Я не хочу делать что-то, зная, что делаю это в последний раз в жизни. Может быть, делать хочу, но знать в процессе не желаю. Не хочу говорить с каким-то человеком и знать, что говорю с ним в последний раз. Не потому что с ним что-то стрясётся или со мной что-то случится, я просто не хочу знать, что больше нам не доведётся поговорить. Не хочу купаться в каком-то море и знать, что в этом море больше никогда не искупаюсь. И пусть это море мелкое и мутное, а меня впереди ждут глубокие, чистые другие моря. Я, может быть, и не захочу на это море возвращаться, но, купаясь, не хочу знать, что в этом море больше никогда в жизни не искупаюсь.
Я не хотел бы оказаться в ситуации, в которой мне пришлось бы загадывать последнее желание. Даже если… Или, точнее, особенно если можно будет загадать всё, что угодно. Всё, всё, всё, кроме ещё одного желания.
Но с нами практически ежедневно происходят малые и большие «навсегда» и «никогда». Мы каждый день встречаем людей, которых больше никогда не увидим. Мы очень часто делаем что-то в последний раз в жизни и даже этого не замечаем.
А каким-то «навсегда» и «никогда» мы когда-то по наивности даже радовались. Радовались, когда наконец-то повыпадали эти молочные зубы, а вместо них выросли нормальные, коренные. Навсегда! Радовались, не думая, что новые-то больше не вырастут никогда! А вставлять не то же самое.
Радовались, когда получали паспорт. Радовались, потому что у нас теперь навсегда, в смысле до смерти, серьёзный, взрослый документ. Радовались, не думая, что того безответственного и чудесного времени, которое было у нас до паспорта, отныне у нас не будет никогда. Многие радовались появлению растительности на теле. Радовались первому настоящему бритью. Настоящему! Как папа! Не думая, что с этих пор придётся бриться практически ежедневно и навсегда.

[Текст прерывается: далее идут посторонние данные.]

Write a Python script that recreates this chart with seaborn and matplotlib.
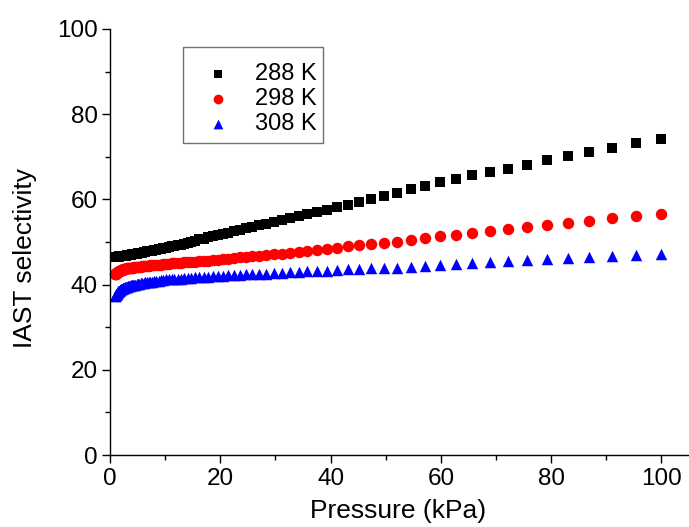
import matplotlib
matplotlib.use("Agg")
import matplotlib.pyplot as plt
import seaborn as sns
import pandas as pd
from matplotlib.patches import Rectangle
from matplotlib.ticker import MultipleLocator

# Pressure grid (kPa)
pressure = [
    0.94, 0.98, 1.03, 1.08, 1.13, 1.18, 1.24, 1.30, 1.36, 1.43,
    1.50, 1.57, 1.64, 1.72, 1.80, 1.89, 1.98, 2.07, 2.17, 2.28,
    2.39, 2.50, 2.62, 2.75, 2.88, 3.01, 3.16, 3.31, 3.47, 3.63,
    3.81, 3.99, 4.18, 4.38, 4.59, 4.81, 5.04, 5.28, 5.53, 5.80,
    6.07, 6.37, 6.67, 6.99, 7.32, 7.67, 8.04, 8.42, 8.83, 9.25,
    9.69, 10.15, 10.64, 11.15, 11.68, 12.24, 12.82, 13.44, 14.08, 14.75,
    15.46, 16.20, 16.97, 17.78, 18.63, 19.52, 20.45, 21.43, 22.45, 23.53,
    24.65, 25.83, 27.06, 28.36, 29.71, 31.13, 32.62, 34.18, 35.81, 37.52,
    39.31, 41.20, 43.16, 45.23, 47.39, 49.65, 52.02, 54.51, 57.11, 59.84,
    62.70, 65.70, 68.84, 72.13, 75.57, 79.18, 82.97, 86.93, 91.09, 95.44,
    100.0,
]

# IAST selectivity at 288 K
sel_288 = [
    46.4, 46.4, 46.4, 46.4, 46.4, 46.4, 46.5, 46.5, 46.5, 46.5,
    46.5, 46.5, 46.6, 46.6, 46.6, 46.6, 46.6, 46.7, 46.7, 46.7,
    46.7, 46.7, 46.8, 46.8, 46.8, 46.9, 46.9, 46.9, 47.0, 47.0,
    47.0, 47.1, 47.1, 47.2, 47.2, 47.3, 47.4, 47.4, 47.5, 47.5,
    47.6, 47.7, 47.8, 47.8, 47.9, 48.0, 48.1, 48.2, 48.3, 48.4,
    48.6, 48.7, 48.8, 49.0, 49.1, 49.3, 49.4, 49.6, 49.8, 50.0,
    50.3, 50.6, 50.8, 51.1, 51.4, 51.6, 51.9, 52.2, 52.5, 52.9,
    53.2, 53.5, 53.9, 54.3, 54.7, 55.1, 55.6, 56.1, 56.5, 57.1,
    57.6, 58.2, 58.7, 59.4, 60.1, 60.8, 61.6, 62.4, 63.2, 64.0,
    64.8, 65.7, 66.5, 67.2, 68.1, 69.2, 70.1, 71.1, 72.1, 73.2,
    74.2,
]

# IAST selectivity at 298 K
sel_298 = [
    42.4, 42.5, 42.5, 42.6, 42.7, 42.7, 42.8, 42.9, 42.9, 43.0,
    43.0, 43.1, 43.1, 43.2, 43.3, 43.3, 43.4, 43.4, 43.5, 43.5,
    43.6, 43.6, 43.7, 43.7, 43.7, 43.8, 43.8, 43.9, 43.9, 43.9,
    44.0, 44.0, 44.0, 44.1, 44.1, 44.1, 44.2, 44.2, 44.2, 44.3,
    44.3, 44.3, 44.4, 44.4, 44.5, 44.5, 44.6, 44.6, 44.7, 44.7,
    44.8, 44.9, 44.9, 45.0, 45.0, 45.1, 45.1, 45.2, 45.2, 45.3,
    45.4, 45.5, 45.6, 45.6, 45.7, 45.8, 46.0, 46.1, 46.2, 46.4,
    46.5, 46.7, 46.8, 47.0, 47.2, 47.3, 47.5, 47.7, 48.0, 48.2,
    48.4, 48.7, 49.0, 49.2, 49.5, 49.8, 50.1, 50.5, 50.9, 51.3,
    51.7, 52.0, 52.5, 53.0, 53.5, 54.0, 54.5, 54.9, 55.6, 56.1,
    56.6,
]

# IAST selectivity at 308 K
sel_308 = [
    37.3, 37.4, 37.5, 37.6, 37.7, 37.8, 38.0, 38.1, 38.2, 38.3,
    38.4, 38.5, 38.6, 38.7, 38.7, 38.8, 38.9, 39.0, 39.0, 39.1,
    39.2, 39.2, 39.3, 39.4, 39.4, 39.5, 39.5, 39.6, 39.7, 39.7,
    39.8, 39.8, 39.9, 40.0, 40.0, 40.1, 40.2, 40.2, 40.3, 40.3,
    40.4, 40.5, 40.5, 40.6, 40.6, 40.7, 40.8, 40.9, 40.9, 41.0,
    41.1, 41.2, 41.2, 41.3, 41.3, 41.4, 41.4, 41.5, 41.6, 41.6,
    41.7, 41.8, 41.8, 41.9, 42.0, 42.0, 42.1, 42.2, 42.2, 42.3,
    42.4, 42.4, 42.5, 42.6, 42.7, 42.8, 42.9, 43.0, 43.1, 43.2,
    43.3, 43.4, 43.6, 43.7, 43.8, 43.9, 44.0, 44.2, 44.4, 44.7,
    44.9, 45.1, 45.3, 45.5, 45.8, 45.9, 46.2, 46.5, 46.8, 46.9,
    47.2,
]

labels = ["288 K", "298 K", "308 K"]
colors = ["#000000", "#ff0000", "#0000ff"]
markers = ["s", "o", "^"]
sizes = [48, 68, 68]

sns.set_style("ticks")
plt.rcParams["font.family"] = ["Liberation Sans", "DejaVu Sans"]
plt.rcParams["text.color"] = "black"
plt.rcParams["axes.labelcolor"] = "black"

fig = plt.figure(figsize=(6.89, 5.27), dpi=100)
ax = fig.add_axes([0.1597, 0.1366, 0.8403, 0.8084])

for sel, lab, col, mk, sz in zip([sel_288, sel_298, sel_308], labels, colors, markers, sizes):
    df = pd.DataFrame({"Pressure (kPa)": pressure, "IAST selectivity": sel})
    sns.scatterplot(data=df, x="Pressure (kPa)", y="IAST selectivity", ax=ax,
                    color=col, marker=mk, s=sz, linewidth=0, label=lab, clip_on=False)

ax.set_xlim(0, 105)
ax.set_ylim(0, 100)
ax.xaxis.set_major_locator(MultipleLocator(20))
ax.xaxis.set_minor_locator(MultipleLocator(10))
ax.yaxis.set_major_locator(MultipleLocator(20))
ax.yaxis.set_minor_locator(MultipleLocator(10))
ax.set_xticks([0, 20, 40, 60, 80, 100])

for s in ["top", "right"]:
    ax.spines[s].set_visible(False)
for s in ["left", "bottom"]:
    ax.spines[s].set_linewidth(1.0)
    ax.spines[s].set_color("black")

ax.tick_params(which="major", direction="out", length=6, width=1, labelsize=17.5,
               colors="black", pad=3)
ax.tick_params(which="minor", direction="out", length=3.5, width=1, colors="black")

ax.set_xlabel("Pressure (kPa)", fontsize=19, color="black")
ax.set_ylabel("IAST selectivity", fontsize=19, color="black")
ax.xaxis.set_label_coords(0.497, -0.104)
ax.yaxis.set_label_coords(-0.126, 0.462)

# Legend entries without their own frame; a separate box is drawn around them
leg = ax.legend(loc="upper left", bbox_to_anchor=(0.1458, 0.919), borderaxespad=0,
                frameon=False, fontsize=17, markerscale=0.85, handletextpad=0.57,
                labelspacing=0.115, borderpad=0.0, handlelength=2.0)
for t in leg.get_texts():
    t.set_color("black")

ax.add_patch(Rectangle((0.126, 0.732), 0.242, 0.226, transform=ax.transAxes,
                       facecolor="white", edgecolor="#707070", linewidth=1.0,
                       zorder=4, clip_on=False))
leg.set_zorder(5)

fig.savefig("out.png", dpi=100)
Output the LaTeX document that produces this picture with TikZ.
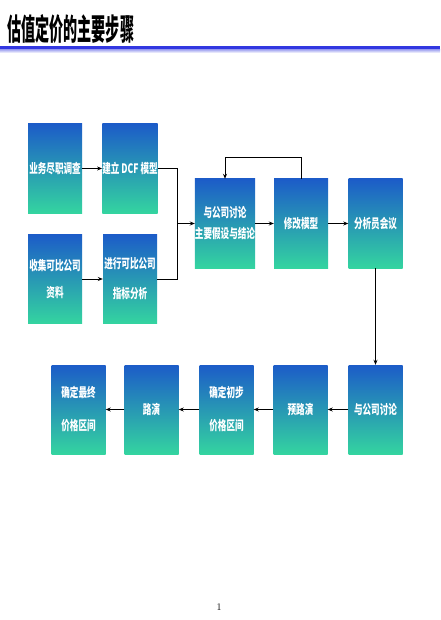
\documentclass[tikz,border=0pt]{standalone}
\usepackage{fontspec}
\usepackage{xcolor}
\usepackage{tikz}
\usetikzlibrary{positioning,calc,arrows.meta}
\newfontfamily\titlefont[FakeStretch=0.47]{Noto Sans CJK SC}
\newfontfamily\boxfont[FakeStretch=0.66]{Noto Sans CJK SC}
\definecolor{boxtop}{RGB}{28,92,200}
\definecolor{boxbottom}{RGB}{52,212,160}
\definecolor{rulecol}{RGB}{50,55,225}

\begin{document}
\begin{tikzpicture}[x=1pt,y=-1pt,
    stepbox/.style={minimum width=54pt, minimum height=89pt, inner sep=0pt,
        top color=boxtop, bottom color=boxbottom, text=white, align=center,
        font=\boxfont\bfseries\fontsize{13}{15}\selectfont},
    arr/.style={-{Stealth[length=5pt,width=4pt]}, line width=0.8pt},
    link/.style={line width=0.8pt}]
    \useasboundingbox[fill=white] (0,0) rectangle (440,620);

    % Title
    \node[anchor=west, inner sep=0pt, font=\titlefont\bfseries\fontsize{30}{32}\selectfont] (title) at (7,29) {估值定价的主要步骤};
    \fill[rulecol] (0,46.5) rectangle (440,49.5);
    \shade[top color=rulecol!45, bottom color=white] (0,49.5) rectangle (440,53);

    % First column
    \node[stepbox] (diligence) at (55,168.5) {业务尽职调查};
    \node[stepbox] (dcf) at (130,168.5) {建立 DCF 模型};
    \node[stepbox] (collect) at (55,279) {收集可比公司\\[12pt]资料};
    \node[stepbox] (compare) at (130,279) {进行可比公司\\[15pt]指标分析};

    % Middle row
    \node[stepbox] (discuss) at (225,223.5) {与公司讨论\\[6pt]主要假设与结论};
    \node[stepbox] (revise) at (301,223.5) {修改模型};
    \node[stepbox] (analyst) at (375.5,223.5) {分析员会议};

    % Bottom row
    \node[stepbox] (talk) at (375.5,409.5) {与公司讨论};
    \node[stepbox] (preroad) at (300.5,409.5) {预路演};
    \node[stepbox] (initial) at (226.5,409.5) {确定初步\\[18pt]价格区间};
    \node[stepbox] (road) at (151.5,409.5) {路演};
    \node[stepbox] (final) at (78.5,409.5) {确定最终\\[18pt]价格区间};

    % Connectors
    \draw[arr] (diligence) -- (dcf);
    \draw[arr] (collect) -- (compare);
    \coordinate (join) at (177,223.5);
    \draw[link] (dcf.east) -| (join);
    \draw[link] (compare.east) -| (join);
    \draw[arr] (join) -- (discuss);
    \draw[arr] (discuss) -- (revise);
    \draw[arr] (revise) -- (analyst);
    \draw[arr] (revise.north) -- ++(0,-21) -| (discuss.north);
    \draw[arr] (analyst) -- (talk);
    \draw[arr] (talk) -- (preroad);
    \draw[arr] (preroad) -- (initial);
    \draw[arr] (initial) -- (road);
    \draw[arr] (road) -- (final);

    % Page number
    \node[font=\fontsize{10}{12}\selectfont, inner sep=0pt] (page) at (219,607.5) {1};
\end{tikzpicture}
\end{document}
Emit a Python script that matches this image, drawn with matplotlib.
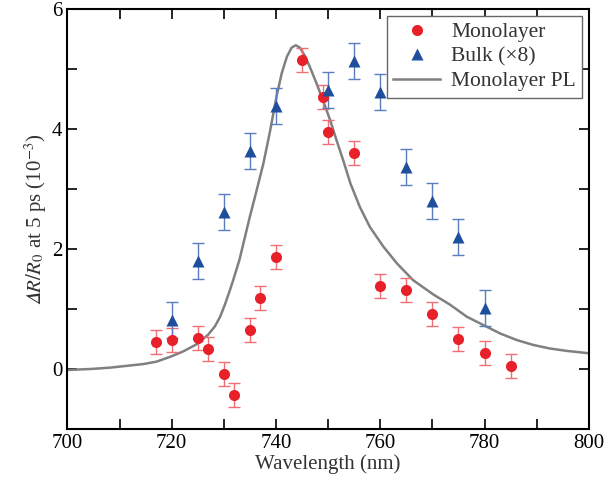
import numpy as np
import matplotlib
matplotlib.use('agg')
import matplotlib.pyplot as plt

plt.rcParams['font.family'] = ['Liberation Serif', 'DejaVu Serif']
plt.rcParams['mathtext.fontset'] = 'stix'

# monolayer pump-probe signal
mono_wl = [717, 720, 725, 727, 730, 732, 735, 737, 740, 745, 749, 750, 755,
           760, 765, 770, 775, 780, 785]
mono_val = [0.44, 0.48, 0.52, 0.33, -0.08, -0.43, 0.64, 1.19, 1.87, 5.16, 4.53,
            3.95, 3.61, 1.39, 1.31, 0.92, 0.50, 0.26, 0.04]
mono_err = [0.2] * len(mono_wl)

# bulk signal (x8)
bulk_wl = [720, 725, 730, 735, 740, 750, 755, 760, 765, 770, 775, 780]
bulk_val = [0.82, 1.80, 2.61, 3.64, 4.38, 4.65, 5.14, 4.62, 3.37, 2.80, 2.20, 1.01]
bulk_err = [0.3] * len(bulk_wl)

# monolayer PL (scaled)
pl_wl = [700, 705, 708.2, 711.4, 714.6, 717.1, 720, 722.2, 724.8, 727, 728.3,
         729.3, 730.2, 731.2, 731.8, 733, 735, 736.3, 737.6, 738.9, 740.1,
         741.1, 742.1, 743.0, 743.8, 744.6, 745.5, 746.5, 747.8, 749.1, 750.4,
         751.6, 752.9, 754.3, 756.1, 758.0, 760.6, 763.2, 766.3, 770.2, 773.4,
         776.6, 779.8, 783, 786.2, 789.3, 792.5, 795.7, 800]
pl_val = [-0.02, 0.0, 0.02, 0.05, 0.08, 0.12, 0.21, 0.29, 0.41, 0.57, 0.71,
          0.87, 1.07, 1.32, 1.48, 1.82, 2.54, 2.98, 3.43, 3.98, 4.54,
          4.93, 5.21, 5.36, 5.40, 5.36, 5.23, 5.04, 4.76, 4.46, 4.15,
          3.82, 3.48, 3.09, 2.70, 2.37, 2.04, 1.76, 1.48, 1.24, 1.07,
          0.87, 0.73, 0.59, 0.48, 0.40, 0.34, 0.30, 0.26]

red = '#e8202a'
red_err = '#ef6f74'
blue = '#1f4e9c'
blue_err = '#5a7dbf'

fig = plt.figure(figsize=(6.07, 4.90), dpi=100)
ax = fig.add_axes([0.111, 0.125, 0.859, 0.856])

pl_line, = ax.plot(pl_wl, pl_val, color='#808080', lw=1.8, label='Monolayer PL',
                   zorder=2, solid_joinstyle='round')

ax.errorbar(mono_wl, mono_val, yerr=mono_err, fmt='none', ecolor=red_err,
            elinewidth=1.0, capsize=4, capthick=1.0, zorder=3)
ax.errorbar(bulk_wl, bulk_val, yerr=bulk_err, fmt='none', ecolor=blue_err,
            elinewidth=1.0, capsize=4, capthick=1.0, zorder=3)
mono_pts, = ax.plot(mono_wl, mono_val, 'o', color=red, ms=8, mec='none',
                    label='Monolayer', zorder=4)
bulk_pts, = ax.plot(bulk_wl, bulk_val, '^', color=blue, ms=9, mec='none',
                    label='Bulk (×8)', zorder=4)

ax.set_xlim(700, 800)
ax.set_ylim(-1, 6)
ax.set_xticks([700, 720, 740, 760, 780, 800])
ax.set_xticks([710, 730, 750, 770, 790], minor=True)
ax.set_yticks([0, 2, 4, 6])
ax.set_yticks([-1, 1, 3, 5], minor=True)
ax.tick_params(which='both', direction='in', top=True, right=True,
               width=1.2, labelsize=15)
ax.tick_params(which='both', length=7)
for s in ax.spines.values():
    s.set_linewidth(1.5)

ax.set_xlabel('Wavelength (nm)', fontsize=15, labelpad=1, color='#333333')
ax.set_ylabel('$\U0001D6E5\\mathit{R/R}_0$ at 5 ps (10$^{-3}$)', fontsize=15,
              labelpad=2, color='#333333')

leg = ax.legend(handles=[mono_pts, bulk_pts, pl_line], loc='upper right',
                fontsize=15.5, frameon=True, fancybox=False, framealpha=1,
                edgecolor='#666666', handlelength=2.2, handletextpad=0.5,
                borderpad=0.3, labelspacing=0.2, borderaxespad=0.3)
leg.get_frame().set_linewidth(1.0)
for t in leg.get_texts():
    t.set_color('#333333')

fig.savefig('out.png', dpi=100)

Когда из жизни уходят родные, близкие люди, мы горюем, мы не согласны. Как с таким можно согласиться? Они же уходят не только из своей жизни, они из наших жизней уходят. Это в наших жизнях они никогда не откроют дверь, не позвонят, не скажут ни единого слова своими неповторимыми голосами. Но как-то незаметно, постепенно и навсегда выветриваются из домов их запахи, исчезают куда-то те предметы, которые они любили, их одежда, забываются их словечки, песенки. Забывается вкус той еды, которую они неповторимо готовили. Я же помню, что то, что бабушка готовила на большой чёрной сковородке, было всегда и всё вкусно. Но я не помню вкуса той еды. И думается мне, что никто и никогда не порежет хлеб так, как резал его мой дед. Как у него это получалось? Бабушка его всегда ругала. Все куски у него получались разной толщины, грубые, кривые, махристые. Но ужасно аппетитные! Вот посолил – и блюдо!